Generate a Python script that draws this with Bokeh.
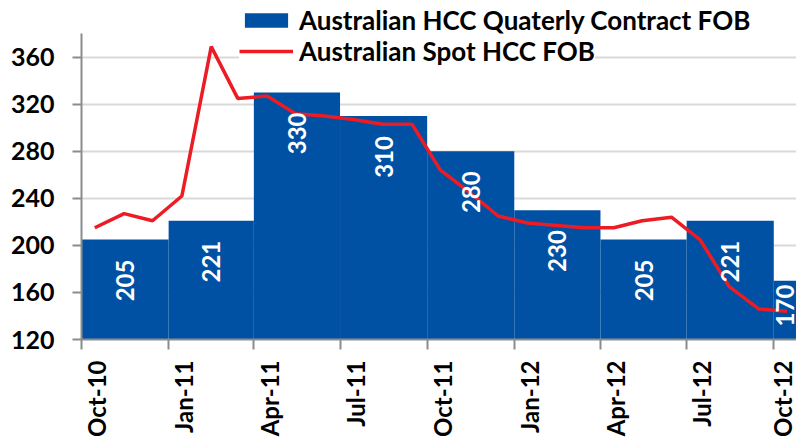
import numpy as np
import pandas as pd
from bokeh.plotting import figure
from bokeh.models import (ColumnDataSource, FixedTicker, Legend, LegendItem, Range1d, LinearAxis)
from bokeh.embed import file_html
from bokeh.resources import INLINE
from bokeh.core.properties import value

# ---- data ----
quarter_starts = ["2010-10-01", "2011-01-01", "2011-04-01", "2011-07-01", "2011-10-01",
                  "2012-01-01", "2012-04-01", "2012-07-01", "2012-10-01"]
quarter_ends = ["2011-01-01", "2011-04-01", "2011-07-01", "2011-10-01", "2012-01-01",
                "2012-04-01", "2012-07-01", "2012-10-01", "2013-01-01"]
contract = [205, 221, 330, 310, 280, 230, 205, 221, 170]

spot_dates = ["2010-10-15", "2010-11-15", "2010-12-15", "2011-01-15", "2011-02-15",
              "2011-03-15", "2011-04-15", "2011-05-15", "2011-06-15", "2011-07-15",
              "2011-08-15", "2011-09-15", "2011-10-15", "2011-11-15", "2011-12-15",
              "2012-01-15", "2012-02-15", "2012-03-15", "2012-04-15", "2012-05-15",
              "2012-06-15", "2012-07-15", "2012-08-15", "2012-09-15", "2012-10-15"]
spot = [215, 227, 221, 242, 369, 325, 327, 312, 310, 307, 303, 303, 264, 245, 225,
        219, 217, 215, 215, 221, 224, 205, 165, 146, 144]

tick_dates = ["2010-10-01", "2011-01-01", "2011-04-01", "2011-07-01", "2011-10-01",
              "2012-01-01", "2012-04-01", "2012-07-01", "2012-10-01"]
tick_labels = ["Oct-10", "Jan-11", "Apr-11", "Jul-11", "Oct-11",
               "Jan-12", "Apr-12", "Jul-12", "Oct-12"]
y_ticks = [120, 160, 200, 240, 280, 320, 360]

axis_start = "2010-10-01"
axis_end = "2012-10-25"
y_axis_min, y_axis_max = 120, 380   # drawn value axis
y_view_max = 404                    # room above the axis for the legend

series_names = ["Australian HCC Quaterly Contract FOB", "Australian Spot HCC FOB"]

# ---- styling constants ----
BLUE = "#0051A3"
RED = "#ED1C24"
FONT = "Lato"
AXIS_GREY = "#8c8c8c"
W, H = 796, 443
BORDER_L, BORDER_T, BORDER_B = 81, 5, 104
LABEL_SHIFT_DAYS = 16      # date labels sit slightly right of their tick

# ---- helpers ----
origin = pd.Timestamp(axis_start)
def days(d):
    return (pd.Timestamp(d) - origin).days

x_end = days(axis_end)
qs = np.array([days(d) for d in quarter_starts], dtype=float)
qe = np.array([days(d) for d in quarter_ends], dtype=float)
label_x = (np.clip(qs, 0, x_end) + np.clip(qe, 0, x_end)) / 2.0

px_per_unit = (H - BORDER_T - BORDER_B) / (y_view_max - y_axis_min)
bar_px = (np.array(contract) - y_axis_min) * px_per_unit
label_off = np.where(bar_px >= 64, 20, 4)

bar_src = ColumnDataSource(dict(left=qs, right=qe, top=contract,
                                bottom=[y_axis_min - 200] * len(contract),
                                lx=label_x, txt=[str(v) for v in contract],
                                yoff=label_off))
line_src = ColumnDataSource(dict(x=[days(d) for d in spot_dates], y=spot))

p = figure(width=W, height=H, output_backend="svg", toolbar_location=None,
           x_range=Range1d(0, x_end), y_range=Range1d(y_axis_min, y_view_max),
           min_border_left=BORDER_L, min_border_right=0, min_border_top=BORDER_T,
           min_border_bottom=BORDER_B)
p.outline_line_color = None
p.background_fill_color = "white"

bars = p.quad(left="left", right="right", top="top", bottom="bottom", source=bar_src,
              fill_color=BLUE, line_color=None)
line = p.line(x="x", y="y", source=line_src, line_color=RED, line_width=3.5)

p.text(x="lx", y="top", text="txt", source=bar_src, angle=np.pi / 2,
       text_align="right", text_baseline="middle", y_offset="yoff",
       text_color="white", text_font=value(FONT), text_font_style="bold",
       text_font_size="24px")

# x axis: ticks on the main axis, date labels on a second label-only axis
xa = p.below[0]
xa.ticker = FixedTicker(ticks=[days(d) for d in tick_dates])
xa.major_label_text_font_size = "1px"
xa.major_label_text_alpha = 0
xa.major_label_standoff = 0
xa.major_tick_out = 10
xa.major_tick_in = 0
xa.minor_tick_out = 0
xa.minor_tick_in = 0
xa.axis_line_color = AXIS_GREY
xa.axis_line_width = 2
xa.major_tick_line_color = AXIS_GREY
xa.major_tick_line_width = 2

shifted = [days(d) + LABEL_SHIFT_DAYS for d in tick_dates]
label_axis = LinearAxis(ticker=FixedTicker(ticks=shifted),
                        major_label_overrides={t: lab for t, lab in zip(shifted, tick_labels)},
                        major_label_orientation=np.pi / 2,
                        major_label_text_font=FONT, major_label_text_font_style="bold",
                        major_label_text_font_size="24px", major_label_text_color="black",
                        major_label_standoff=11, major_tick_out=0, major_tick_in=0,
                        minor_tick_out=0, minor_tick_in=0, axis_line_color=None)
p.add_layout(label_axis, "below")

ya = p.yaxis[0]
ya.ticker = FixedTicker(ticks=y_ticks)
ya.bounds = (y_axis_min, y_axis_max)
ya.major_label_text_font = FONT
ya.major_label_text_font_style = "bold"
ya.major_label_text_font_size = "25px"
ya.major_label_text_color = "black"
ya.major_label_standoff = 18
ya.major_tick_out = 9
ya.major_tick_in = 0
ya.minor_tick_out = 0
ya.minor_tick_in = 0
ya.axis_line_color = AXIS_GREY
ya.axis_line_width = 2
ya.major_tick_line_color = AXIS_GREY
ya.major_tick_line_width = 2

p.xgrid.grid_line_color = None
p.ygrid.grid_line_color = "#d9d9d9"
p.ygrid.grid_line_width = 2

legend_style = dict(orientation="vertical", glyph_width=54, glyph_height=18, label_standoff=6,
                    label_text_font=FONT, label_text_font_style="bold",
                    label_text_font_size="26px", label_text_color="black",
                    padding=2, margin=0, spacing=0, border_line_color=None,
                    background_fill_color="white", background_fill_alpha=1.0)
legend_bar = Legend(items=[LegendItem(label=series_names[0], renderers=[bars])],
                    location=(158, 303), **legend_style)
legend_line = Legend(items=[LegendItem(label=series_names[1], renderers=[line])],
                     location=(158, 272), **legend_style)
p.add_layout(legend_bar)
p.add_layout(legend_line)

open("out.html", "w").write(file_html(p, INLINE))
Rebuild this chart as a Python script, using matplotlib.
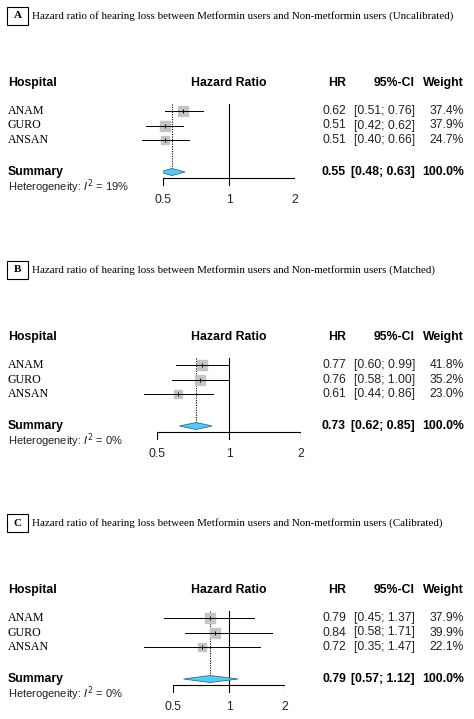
========================
Set problem: Of the lines in the entries above, how many include "Python"? Only the number should be given.

Solution to this problem: 2